“No department in the country that I know of could single-handedly handle this,” he said. “No way.”
Take the school shooting at Sandy Hook Elementary School in Connecticut last December. He said if that happened in Hamilton they wouldn’t wait to be asked to respond.
“If something happens at Ross High School, I guarantee you, if we get word there are shots being fired our guys are gone,” he said. “We’ve launched them, because our SWAT officers especially have all their equipment in their cars, they’re en-route. We don’t even wait for a call from the sheriff’s department.”

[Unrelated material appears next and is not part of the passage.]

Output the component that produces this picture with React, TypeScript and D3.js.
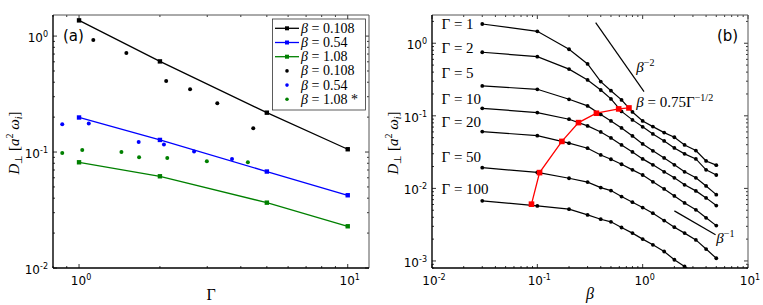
import { useRef, useEffect } from 'react';
import * as d3 from 'd3';

// ---- panel (a): D vs Gamma ----
const gammaFit = [1, 2, 5, 10];
const fitB0108 = [1.366, 0.605, 0.2185, 0.1057];
const fitB054 = [0.1986, 0.1272, 0.0679, 0.0424];
const fitB108 = [0.0816, 0.0618, 0.0366, 0.0229];

const dotsB0108Gamma = [1.13, 1.5, 2.11, 2.59, 3.27, 4.45];
const dotsB0108D = [0.924, 0.713, 0.409, 0.348, 0.264, 0.1605];
const dotsB054Gamma = [0.866, 1.087, 1.667, 2.07, 2.68, 3.71];
const dotsB054D = [0.174, 0.176, 0.1223, 0.116, 0.101, 0.0872];
const dotsB108Gamma = [0.866, 1.028, 1.438, 1.673, 2.13, 2.99, 4.25];
const dotsB108D = [0.0982, 0.1043, 0.1002, 0.0902, 0.0889, 0.0833, 0.0816];

const legendLabels = ['0.108', '0.54', '1.08', '0.108', '0.54', '1.08 *'];

// ---- panel (b): D vs beta ----
const betas = [0.03, 0.1, 0.2, 0.3, 0.4, 0.5, 0.63, 0.8, 1.0, 1.25, 1.6, 2.0, 2.5, 3.2, 4.0, 5.0];
const gammas = [1, 2, 5, 10, 20, 50, 100];
const dG1 = [1.84, 1.46, 0.827, 0.519, 0.296, 0.222, 0.1656, 0.113, 0.0851, 0.071, 0.0587, 0.0507, 0.0397, 0.0332, 0.0239, 0.0209];
const dG2 = [0.752, 0.653, 0.44, 0.312, 0.227, 0.171, 0.115, 0.0879, 0.0705, 0.0563, 0.0451, 0.0361, 0.0299, 0.0255, 0.018, 0.0153];
const dG5 = [0.258, 0.232, 0.169, 0.137, 0.1045, 0.0851, 0.068, 0.0528, 0.041, 0.0329, 0.0263, 0.0211, 0.0169, 0.014, 0.0108, 0.0082];
const dG10 = [0.127, 0.1107, 0.0898, 0.0726, 0.06, 0.0496, 0.0397, 0.0318, 0.0255, 0.0211, 0.0169, 0.014, 0.0112, 0.00924, 0.0074, 0.0058];
const dG20 = [0.0606, 0.0533, 0.042, 0.0358, 0.0289, 0.0252, 0.0215, 0.018, 0.0153, 0.0123, 0.00984, 0.00788, 0.0063, 0.00506, 0.00393, 0.00307];
const dG50 = [0.0193, 0.0166, 0.0138, 0.0122, 0.01026, 0.00933, 0.00771, 0.00645, 0.00544, 0.00455, 0.0036, 0.00292, 0.00242, 0.00195, 0.00146, 0.00109];
const dG100 = [0.00673, 0.00574, 0.00517, 0.00431, 0.00376, 0.00346, 0.00289, 0.00242, 0.002, 0.00167, 0.00135, 0.00104, 0.00084, 0.00066, 0.00051, 0.0004];
const gammaLabelD = [1.84, 0.85, 0.39, 0.17, 0.083, 0.027, 0.0098];

const betaOpt = [0.088, 0.105, 0.171, 0.246, 0.364, 0.592, 0.741];
const dOpt = [0.00606, 0.0165, 0.0444, 0.0806, 0.1086, 0.1245, 0.1284];

const guideMinus2 = [[0.358, 1.92], [1.03, 0.216]];
const guideMinus1 = [[2.0, 0.0049], [4.92, 0.00229]];

const SERIF = '"Liberation Serif", "Times New Roman", serif';
const SANS = '"DejaVu Sans", sans-serif';

type Box = { l: number; r: number; t: number; b: number };
type Sel = d3.Selection<SVGGElement, unknown, null, undefined>;

function logTicks(lo: number, hi: number) {
  const major: number[] = [];
  const minor: number[] = [];
  for (let e = Math.floor(Math.log10(lo)); e <= Math.ceil(Math.log10(hi)); e++) {
    for (let m = 1; m < 10; m++) {
      const v = m * Math.pow(10, e);
      if (v < lo * 0.999 || v > hi * 1.001) continue;
      (m === 1 ? major : minor).push(v);
    }
  }
  return { major, minor };
}

function powLabel(sel: d3.Selection<SVGTextElement, unknown, null, undefined>, v: number) {
  const e = Math.round(Math.log10(v));
  sel.append('tspan').text('10');
  sel.append('tspan').attr('dy', -5).attr('font-size', 8).text(String(e));
}

function frame(g: Sel, box: Box, x: d3.ScaleLogarithmic<number, number>, y: d3.ScaleLogarithmic<number, number>) {
  const xt = logTicks(x.domain()[0], x.domain()[1]);
  const yt = logTicks(y.domain()[0], y.domain()[1]);
  const tk = g.append('g').attr('stroke', '#000').attr('stroke-width', 0.8);
  const addX = (vals: number[], len: number) => vals.forEach(v => {
    tk.append('line').attr('x1', x(v)).attr('x2', x(v)).attr('y1', box.b).attr('y2', box.b - len);
    tk.append('line').attr('x1', x(v)).attr('x2', x(v)).attr('y1', box.t).attr('y2', box.t + len);
  });
  const addY = (vals: number[], len: number) => vals.forEach(v => {
    tk.append('line').attr('y1', y(v)).attr('y2', y(v)).attr('x1', box.l).attr('x2', box.l + len);
    tk.append('line').attr('y1', y(v)).attr('y2', y(v)).attr('x1', box.r).attr('x2', box.r - len);
  });
  addX(xt.major, 4); addX(xt.minor, 2);
  addY(yt.major, 4); addY(yt.minor, 2);

  xt.major.forEach(v => {
    const t = g.append('text').attr('x', x(v) + 2).attr('y', box.b + 17)
      .attr('text-anchor', 'middle').attr('font-family', SANS).attr('font-size', 12).attr('fill', '#000');
    powLabel(t, v);
  });
  yt.major.forEach(v => {
    const t = g.append('text').attr('x', box.l - 5).attr('y', y(v) + 6)
      .attr('text-anchor', 'end').attr('font-family', SANS).attr('font-size', 12).attr('fill', '#000');
    powLabel(t, v);
  });

  g.append('line').attr('x1', box.l).attr('x2', box.r).attr('y1', box.t).attr('y2', box.t).attr('stroke', '#555').attr('stroke-width', 1);
  g.append('line').attr('x1', box.r).attr('x2', box.r).attr('y1', box.t).attr('y2', box.b).attr('stroke', '#555').attr('stroke-width', 1);
  g.append('line').attr('x1', box.l).attr('x2', box.r).attr('y1', box.b).attr('y2', box.b).attr('stroke', '#000').attr('stroke-width', 1.4);
  g.append('line').attr('x1', box.l).attr('x2', box.l).attr('y1', box.t).attr('y2', box.b).attr('stroke', '#000').attr('stroke-width', 1.4);
}

function yLabel(g: Sel, x: number, y: number) {
  const t = g.append('text').attr('transform', `translate(${x},${y}) rotate(-90)`)
    .attr('text-anchor', 'middle').attr('font-family', SERIF).attr('font-size', 15).attr('fill', '#000');
  t.append('tspan').attr('font-style', 'italic').text('D');
  t.append('tspan').attr('font-size', 10).attr('dy', 3).text('\u22A5');
  t.append('tspan').attr('dy', -3).text(' [');
  t.append('tspan').attr('font-style', 'italic').text('a');
  t.append('tspan').attr('font-size', 10).attr('dy', -6).text('2');
  t.append('tspan').attr('dy', 6).text(' ');
  t.append('tspan').attr('font-style', 'italic').text('\u03C9');
  t.append('tspan').attr('font-style', 'italic').attr('font-size', 10).attr('dy', 3).text('i');
  t.append('tspan').attr('dy', -3).text(']');
}

export default function App() {
  const svgRef = useRef<SVGSVGElement>(null);

  useEffect(() => {
    if (!svgRef.current) return;
    document.body.style.margin = '0';
    const svg = d3.select(svgRef.current);
    svg.selectAll('*').remove();

    // ---------- panel (a) ----------
    const boxA: Box = { l: 53, r: 369, t: 15, b: 268 };
    const xa = d3.scaleLog().domain([0.8, 12]).range([boxA.l, boxA.r]);
    const ya = d3.scaleLog().domain([0.01, 1.52]).range([boxA.b, boxA.t]);
    const ga = svg.append('g') as unknown as Sel;

    svg.append('defs').append('clipPath').attr('id', 'clipA')
      .append('rect').attr('x', boxA.l).attr('y', boxA.t).attr('width', boxA.r - boxA.l).attr('height', boxA.b - boxA.t);

    const da = ga.append('g').attr('clip-path', 'url(#clipA)');
    const fits: [number[], string][] = [[fitB0108, '#000'], [fitB054, '#0000ff'], [fitB108, '#008000']];
    const lineA = d3.line<[number, number]>().x(d => xa(d[0])).y(d => ya(d[1]));
    fits.forEach(([vals, c]) => {
      const pts = gammaFit.map((gm, i) => [gm, vals[i]] as [number, number]);
      da.append('path').attr('d', lineA(pts)).attr('fill', 'none').attr('stroke', c).attr('stroke-width', 1.3);
      pts.forEach(p => da.append('rect').attr('x', xa(p[0]) - 2.2).attr('y', ya(p[1]) - 2.2)
        .attr('width', 4.4).attr('height', 4.4).attr('fill', c));
    });
    const dots: [number[], number[], string][] = [
      [dotsB0108Gamma, dotsB0108D, '#000'],
      [dotsB054Gamma, dotsB054D, '#0000ff'],
      [dotsB108Gamma, dotsB108D, '#008000'],
    ];
    dots.forEach(([gx, dy, c]) => gx.forEach((gm, i) =>
      da.append('circle').attr('cx', xa(gm)).attr('cy', ya(dy[i])).attr('r', 2).attr('fill', c)));

    frame(ga, boxA, xa, ya);

    // legend
    const lg = ga.append('g');
    lg.append('rect').attr('x', 272.5).attr('y', 19).attr('width', 93).attr('height', 91)
      .attr('fill', '#fff').attr('stroke', '#333').attr('stroke-width', 0.8);
    const legColors = ['#000', '#0000ff', '#008000', '#000', '#0000ff', '#008000'];
    legendLabels.forEach((lab, i) => {
      const cy = 28.3 + i * 14.2;
      if (i < 3) {
        lg.append('line').attr('x1', 275).attr('x2', 299).attr('y1', cy).attr('y2', cy)
          .attr('stroke', legColors[i]).attr('stroke-width', 1.3);
        lg.append('rect').attr('x', 285).attr('y', cy - 2).attr('width', 4).attr('height', 4).attr('fill', legColors[i]);
      } else {
        lg.append('circle').attr('cx', 287).attr('cy', cy).attr('r', 1.8).attr('fill', legColors[i]);
      }
      const t = lg.append('text').attr('x', 301).attr('y', cy + 4.5)
        .attr('font-family', SERIF).attr('font-size', 14).attr('fill', '#000');
      t.append('tspan').attr('font-style', 'italic').text('\u03B2');
      t.append('tspan').text(' = ' + lab);
    });

    ga.append('text').attr('x', 63).attr('y', 41).attr('font-family', SANS).attr('font-size', 15).text('(a)');
    ga.append('text').attr('x', (boxA.l + boxA.r) / 2).attr('y', 300).attr('text-anchor', 'middle')
      .attr('font-family', SERIF).attr('font-size', 16).text('\u0393');
    yLabel(ga, 19, 143);

    // ---------- panel (b) ----------
    const boxB: Box = { l: 432, r: 748, t: 15, b: 268 };
    const xb = d3.scaleLog().domain([0.01, 10]).range([boxB.l, boxB.r]);
    const yb = d3.scaleLog().domain([0.0008, 2.45]).range([boxB.b, boxB.t]);
    const gb = svg.append('g') as unknown as Sel;
    svg.select('defs').append('clipPath').attr('id', 'clipB')
      .append('rect').attr('x', boxB.l).attr('y', boxB.t).attr('width', boxB.r - boxB.l).attr('height', boxB.b - boxB.t);
    const db = gb.append('g').attr('clip-path', 'url(#clipB)');
    const lineB = d3.line<[number, number]>().x(d => xb(d[0])).y(d => yb(d[1]));

    const series = [dG1, dG2, dG5, dG10, dG20, dG50, dG100];
    series.forEach(vals => {
      const pts = betas.map((b, i) => [b, vals[i]] as [number, number]);
      db.append('path').attr('d', lineB(pts)).attr('fill', 'none').attr('stroke', '#000').attr('stroke-width', 1.2);
      pts.forEach(p => db.append('circle').attr('cx', xb(p[0])).attr('cy', yb(p[1])).attr('r', 1.9).attr('fill', '#000'));
    });

    const opt = betaOpt.map((b, i) => [b, dOpt[i]] as [number, number]);
    db.append('path').attr('d', lineB(opt)).attr('fill', 'none').attr('stroke', '#ff0000').attr('stroke-width', 1.3);
    opt.forEach(p => db.append('rect').attr('x', xb(p[0]) - 2.8).attr('y', yb(p[1]) - 2.8)
      .attr('width', 5.6).attr('height', 5.6).attr('fill', '#ff0000'));

    [guideMinus2, guideMinus1].forEach(gd => {
      db.append('path').attr('d', lineB(gd as [number, number][])).attr('fill', 'none')
        .attr('stroke', '#000').attr('stroke-width', 1.2);
    });

    frame(gb, boxB, xb, yb);

    gammas.forEach((gm, i) => {
      const t = gb.append('text').attr('x', xb(0.0123)).attr('y', yb(gammaLabelD[i]) + 5)
        .attr('font-family', SERIF).attr('font-size', 15).attr('fill', '#000');
      t.append('tspan').text('\u0393 = ' + gm);
    });

    const ann = (b: number, d: number, exp: string, pre: string) => {
      const t = gb.append('text').attr('x', xb(b)).attr('y', yb(d))
        .attr('font-family', SERIF).attr('font-size', 15).attr('fill', '#000');
      t.append('tspan').attr('font-style', 'italic').text('\u03B2');
      if (pre) t.append('tspan').text(pre);
      t.append('tspan').attr('dy', -6).attr('font-size', 10).text(exp);
    };
    ann(0.871, 0.402, '\u22122', '');
    ann(5.0, 0.00178, '\u22121', '');
    ann(0.871, 0.133, '\u22121/2', ' = 0.75\u0393');

    gb.append('text').attr('x', 717).attr('y', 41).attr('font-family', SANS).attr('font-size', 15).text('(b)');
    gb.append('text').attr('x', (boxB.l + boxB.r) / 2).attr('y', 299).attr('text-anchor', 'middle')
      .attr('font-family', SERIF).attr('font-style', 'italic').attr('font-size', 16).text('\u03B2');
    yLabel(gb, 398, 143);
  }, []);

  return <svg ref={svgRef} width={763} height={305} style={{ display: 'block', background: '#fff' }} />;
}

Jeff Galloway, director of the county’s Emergency Management Agency, said they have three strategically placed mobile mass causality trailers that are fully equipped to handle victims of attacks like the marathon. One trailer can treat 100 people and the other two can handle 35 people apiece. He said they have the equipment to handle any type of mass casualty incident — from trauma to hazardous materials.
Galloway said in his four years with the agency, they have never had to deploy the mobile mass causality trailers.
The EMA also has an annually updated emergency operation plan that assigns out tasks to the various first responders countywide in the event of a disaster, he said. The final piece of the preparedness puzzle is an annual large scale training exercise, where they simulate a mass casualty event.
“Training together in a full scale exercise leads to better cooperation for something like Boston and Texas, when we have to go to the real one,” he said, also referring to the other tragedy this week, the Texas fertilizer plant explosion.